Essays in first-year courses are generally three to eight pages, and most will require that all evidence is provided by scholarly sources rather than from general information found on websites like Wikipedia.
You must cite all information from other sources in your work. Not citing a source could land you a charge of plagiarism, which has significant academic consequences.
How to deal
- Writing expectations differ from course to course. Pay close attention to each professor’s instructions. If there is a writing skills manual on the course’s textbook list, buy it and use it.
- Visit the Learn at the Libraries website to learn more about writing and doing research.
- Contact a writing tutor for help. Appointments are free and tutors are located in these libraries: Elizabeth Dafoe, Science and Technology, and Management.
- Contact a subject librarian for help with finding appropriate sources for your paper. Subject librarians can answer your questions through email, or meet with you online or in-person.
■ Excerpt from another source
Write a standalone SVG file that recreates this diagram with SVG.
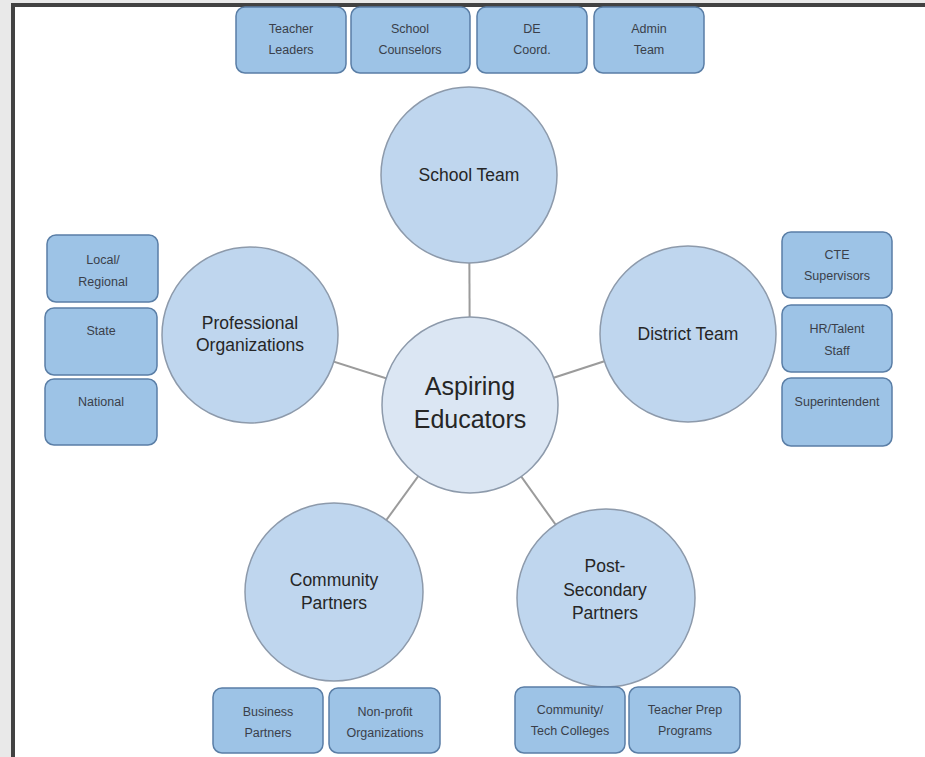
<svg xmlns="http://www.w3.org/2000/svg" width="925" height="757" viewBox="0 0 925 757">
<style>
.big{fill:#bfd6ee;stroke:#8d9aab;stroke-width:1.5}
.core{fill:#dbe6f3;stroke:#8d9aab;stroke-width:1.5}
.box{fill:#9dc3e6;stroke:#5a7ea6;stroke-width:1.5}
.lbl{font-family:"Liberation Sans","Open Sans",sans-serif;fill:#262626;text-anchor:middle}
.c{font-size:17.5px}
.s{font-size:12.5px;fill:#3a3f4a}
.con line{stroke:#9b9b9b;stroke-width:2}
</style>
<rect x="0" y="0" width="925" height="757" fill="#e9e9e9"/>
<rect x="13" y="5" width="930" height="770" fill="#ffffff" stroke="#424242" stroke-width="4"/>
<g id="connectors" class="con">
<line x1="470" y1="405" x2="469" y2="175"/>
<line x1="470" y1="405" x2="250" y2="335"/>
<line x1="470" y1="405" x2="688" y2="334"/>
<line x1="470" y1="405" x2="334" y2="592"/>
<line x1="470" y1="405" x2="606" y2="595"/>
</g>
<g id="center"><circle class="core" cx="470" cy="405" r="88"/>
<text class="lbl" x="470" y="395" font-size="25">Aspiring</text>
<text class="lbl" x="470" y="428" font-size="25">Educators</text></g>
<g id="school-team"><circle class="big" cx="469" cy="175" r="88"/>
<text class="lbl c" x="469" y="181">School Team</text></g>
<g id="professional"><circle class="big" cx="250" cy="335" r="88"/>
<text class="lbl c" x="250" y="329">Professional</text>
<text class="lbl c" x="250" y="351">Organizations</text></g>
<g id="district"><circle class="big" cx="688" cy="334" r="88"/>
<text class="lbl c" x="688" y="340">District Team</text></g>
<g id="community"><circle class="big" cx="334" cy="592" r="89"/>
<text class="lbl c" x="334" y="586">Community</text>
<text class="lbl c" x="334" y="609">Partners</text></g>
<g id="postsecondary"><circle class="big" cx="606" cy="598" r="89"/>
<text class="lbl c" x="605" y="572">Post-</text>
<text class="lbl c" x="605" y="596">Secondary</text>
<text class="lbl c" x="605" y="619">Partners</text></g>
<g id="teacher-leaders"><rect class="box" x="236" y="7" width="110" height="66" rx="9"/>
<text class="lbl s" x="291" y="33">Teacher</text><text class="lbl s" x="291" y="54">Leaders</text></g>
<g id="school-counselors"><rect class="box" x="351" y="7" width="119" height="66" rx="9"/>
<text class="lbl s" x="410" y="33">School</text><text class="lbl s" x="410" y="54">Counselors</text></g>
<g id="de-coord"><rect class="box" x="477" y="7" width="110" height="66" rx="9"/>
<text class="lbl s" x="532" y="33">DE</text><text class="lbl s" x="532" y="54">Coord.</text></g>
<g id="admin-team"><rect class="box" x="594" y="7" width="110" height="66" rx="9"/>
<text class="lbl s" x="649" y="33">Admin</text><text class="lbl s" x="649" y="54">Team</text></g>
<g id="local-regional"><rect class="box" x="47" y="235" width="111" height="67" rx="9"/>
<text class="lbl s" x="103" y="264">Local/</text><text class="lbl s" x="103" y="286">Regional</text></g>
<g id="state"><rect class="box" x="45" y="308" width="112" height="67" rx="9"/>
<text class="lbl s" x="101" y="335">State</text></g>
<g id="national"><rect class="box" x="45" y="379" width="112" height="66" rx="9"/>
<text class="lbl s" x="101" y="406">National</text></g>
<g id="cte-supervisors"><rect class="box" x="782" y="232" width="110" height="66" rx="9"/>
<text class="lbl s" x="837" y="259">CTE</text><text class="lbl s" x="837" y="280">Supervisors</text></g>
<g id="hr-talent"><rect class="box" x="782" y="305" width="110" height="67" rx="9"/>
<text class="lbl s" x="837" y="333">HR/Talent</text><text class="lbl s" x="837" y="355">Staff</text></g>
<g id="superintendent"><rect class="box" x="782" y="378" width="110" height="68" rx="9"/>
<text class="lbl s" x="837" y="406" font-size="11.5">Superintendent</text></g>
<g id="business-partners"><rect class="box" x="213" y="688" width="110" height="65" rx="9"/>
<text class="lbl s" x="268" y="716">Business</text><text class="lbl s" x="268" y="737">Partners</text></g>
<g id="non-profit"><rect class="box" x="329" y="688" width="111" height="65" rx="9"/>
<text class="lbl s" x="385" y="716">Non-profit</text><text class="lbl s" x="385" y="737">Organizations</text></g>
<g id="community-tech"><rect class="box" x="515" y="687" width="110" height="66" rx="9"/>
<text class="lbl s" x="570" y="714">Community/</text><text class="lbl s" x="570" y="735">Tech Colleges</text></g>
<g id="teacher-prep"><rect class="box" x="629" y="687" width="111" height="66" rx="9"/>
<text class="lbl s" x="685" y="714">Teacher Prep</text><text class="lbl s" x="685" y="735">Programs</text></g>
</svg>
- Attend an Academic Writing Workshop.
- Check the Academic Learning Centre for workshops on how to integrate research into your writing and properly cite your scholarly sources.
Friends and community
Your community is often created for you. You may attend classes with your friends over several years, and you may know your teachers well. Your parents may socialize with your classmates’ parents. Student groups are well-advertised and may involve your existing friends.
You may need to create your own community on campus. For some students this idea is liberating; they can “re-boot” and make a whole new group of friends. For others, making friends can be challenging.
How to deal
- The UM Student Union hosts a large number of student groups. Check out the list of organizations and join one or more!
- Make contact with the students sitting near you in class. Even if you aren't feeling alone, others will be, and they'll appreciate the new contact.
- Participate in university events
- Volunteer on campus
- Look for jobs on campus
- Drop by the Student Life office to discover the activities they have planned.
Rules and regulations
School rules and policies are to be followed, but if you fall outside of them, you can often address the issue fairly easily.
It is your responsibility to know and follow university rules and regulations. Ignoring them can result in serious consequences.
If you miss the final date for dropping a course, for example, you must continue in that class. Missing an exam will also have academic consequences. And missing out on a course in the term it is offered could delay the completion of your degree.
How to deal
- Pay attention to Important dates and deadlines and course requirements, and get help if you don't understand something.
- Understand and practice the university’s principles of academic integrity as part of your university studies.
- Meet with an academic advisor for guidance on academic choices and degree plans. Advisors can also refer you to other resources and supports on campus.
- Review the UM Academic Calendar. It lists the policies, academic regulations and degree requirements of the university.
- Come to Orientation in September or January. This full day of activities is a great introduction to many university systems and resources, and it will connect you with friendly faces and departments on campus.